MPs deciding that they know better than their constituents and thwarting their wishes openly would be bad enough. But these people have lied through their teeth. They have won on manifestos and then abandoned them. In the case of the CUKs, they have been elected to different parties, formed a new party, and then refused to hold by-elections. To defend these people is not to defend representative democracy, it is to defend political fraud. Those sticking up for these duplicitous MPs are not sticking up for their right to exercise judgement, but for their right to say one thing and do another.
Representative democracy was a hard-won and historic gain. But even those who fought most fiercely for it knew that it could be exploited. The Levellers, a radical movement on the pro-parliament side of the English Civil War, feared that parliament would be used against the people. If that were ever to happen, they wrote, the power we entrust in our representatives should ‘returneth from whence it came’. The Brexit process has only reminded us how important it is to find ways to make our representative democracy even more representative and democratic.

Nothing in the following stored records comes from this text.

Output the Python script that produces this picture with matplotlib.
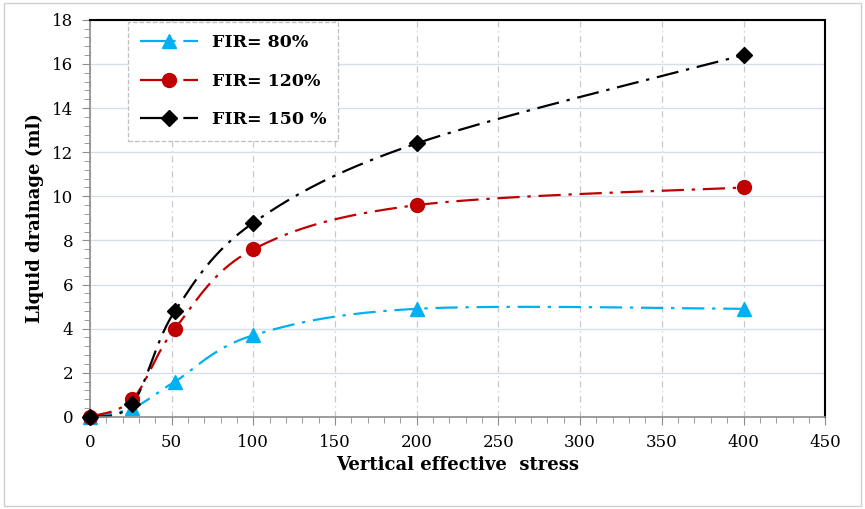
import numpy as np
import matplotlib.pyplot as plt
from matplotlib.ticker import MultipleLocator

# valeurs
stress = [0, 26, 52, 100, 200, 400]
fir80 = [0, 0.4, 1.6, 3.7, 4.9, 4.9]
fir120 = [0, 0.8, 4.0, 7.6, 9.6, 10.4]
fir150 = [0, 0.6, 4.8, 8.8, 12.4, 16.4]

labels = ['FIR= 80%', 'FIR= 120%', 'FIR= 150 %']
colors = ['#00B0F0', '#C00000', 'black']
markers = ['^', 'o', 'D']


def smooth(x, y, n=40):
    # courbe lissée type Excel (Bezier / Catmull-Rom)
    x = np.asarray(x, float)
    y = np.asarray(y, float)
    px = np.concatenate([[x[0]], x, [x[-1]]])
    py = np.concatenate([[y[0]], y, [y[-1]]])
    xs, ys = [], []
    t = np.linspace(0, 1, n)
    for i in range(1, len(px) - 2):
        p0 = np.array([px[i], py[i]])
        p3 = np.array([px[i + 1], py[i + 1]])
        p1 = p0 + (p3 - np.array([px[i - 1], py[i - 1]])) / 6
        p2 = p3 - (np.array([px[i + 2], py[i + 2]]) - p0) / 6
        b = ((1 - t) ** 3)[:, None] * p0 + (3 * (1 - t) ** 2 * t)[:, None] * p1 \
            + (3 * (1 - t) * t ** 2)[:, None] * p2 + (t ** 3)[:, None] * p3
        xs.extend(b[:, 0])
        ys.extend(b[:, 1])
    return xs, ys


plt.rcParams['font.family'] = 'DejaVu Serif'

fig = plt.figure(figsize=(8.65, 5.09), dpi=100)
ax = fig.add_axes([0.104, 0.181, 0.850, 0.780])

dash = (0, (10, 3.5, 1.5, 3.5))
handles = []
for ys, c, m, lab in zip([fir80, fir120, fir150], colors, markers, labels):
    ms = 10 if m != 'D' else 8.5
    sx, sy = smooth(stress, ys)
    ax.plot(sx, sy, color=c, lw=1.6, linestyle=dash, clip_on=False)
    ax.plot(stress, ys, linestyle='none', marker=m, color=c,
            markersize=ms, clip_on=False, zorder=4)
    h, = ax.plot([], [], color=c, lw=1.6, linestyle=(0, (16, 3.5, 8, 3)),
                 marker=m, markersize=ms)
    handles.append(h)

ax.set_xlim(0, 450)
ax.set_ylim(0, 18)
ax.xaxis.set_major_locator(MultipleLocator(50))
ax.xaxis.set_minor_locator(MultipleLocator(10))
ax.yaxis.set_major_locator(MultipleLocator(2))
ax.yaxis.set_minor_locator(MultipleLocator(0.4))

ax.grid(axis='y', which='major', color='#D6DEEE', lw=1.0)
ax.grid(axis='x', which='major', color='#C8C8C8', lw=0.9, linestyle=(0, (5, 3, 1, 3)))
ax.set_axisbelow(True)

for s in ['left', 'bottom']:
    ax.spines[s].set_color('#8C8C8C')
    ax.spines[s].set_linewidth(1.2)
for s in ['top', 'right']:
    ax.spines[s].set_color('black')
    ax.spines[s].set_linewidth(1.5)

ax.tick_params(which='major', length=6, color='#8C8C8C', labelsize=12, pad=6)
ax.tick_params(which='minor', length=4, color='#8C8C8C')

ax.set_xlabel('Vertical effective  stress', fontsize=13, fontweight='bold', labelpad=4)
ax.set_ylabel('Liquid drainage (ml)', fontsize=13, fontweight='bold', labelpad=6)

leg = ax.legend(handles, labels, loc='upper left', bbox_to_anchor=(0.052, 0.995),
                borderaxespad=0, prop={'weight': 'bold', 'size': 12.5},
                handlelength=3.3, handletextpad=0.8, labelspacing=1.25,
                borderpad=0.7, fancybox=False, framealpha=1)
leg.get_frame().set_edgecolor('#BFBFBF')
leg.get_frame().set_linestyle('--')
leg.get_frame().set_linewidth(0.9)

fig.patches.append(plt.Rectangle((0.005, 0.005), 0.99, 0.99, transform=fig.transFigure,
                                 fill=False, edgecolor='#D0D0D0', lw=1))

fig.savefig('out.png', dpi=100)
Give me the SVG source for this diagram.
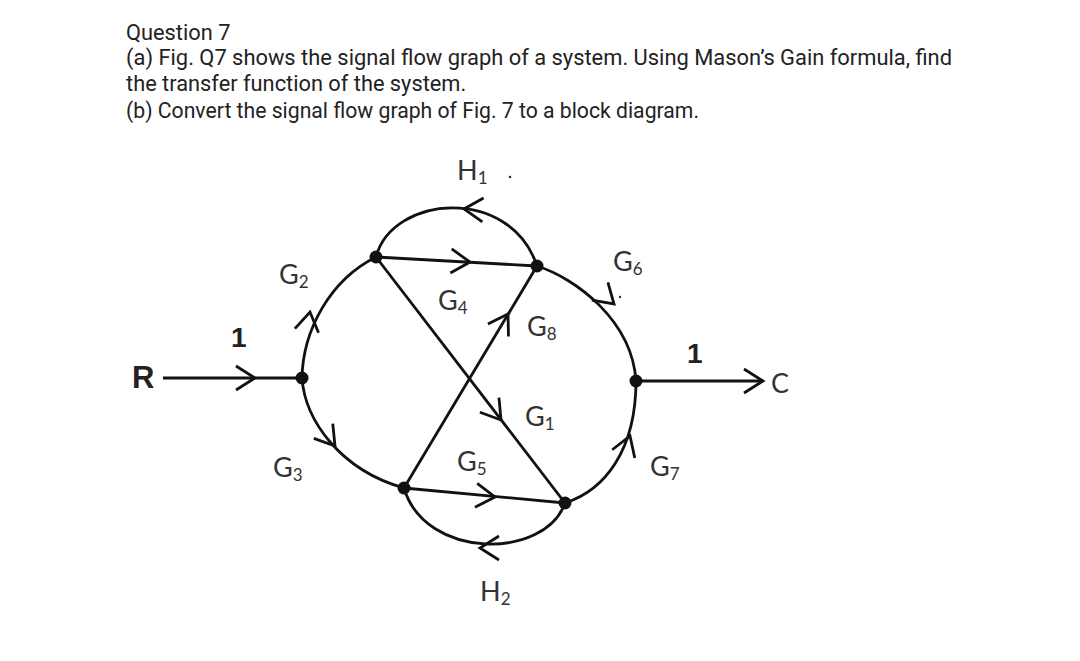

In the meantime, we can’t let people make excuses for MPs who only represent themselves. We can argue about whether MPs should be delegates or representatives, whether democracy needs to be more or less direct. But for now, that’s not the issue. MPs pledged to hold a referendum and pledged to honour it. To go back on all that now is indefensible, however they try to twist it. Our system, imperfect as it is, relies on trust – a trust that would be shattered if Brexit is betrayed. These people are not champions of representative democracy – they are its worst enemy.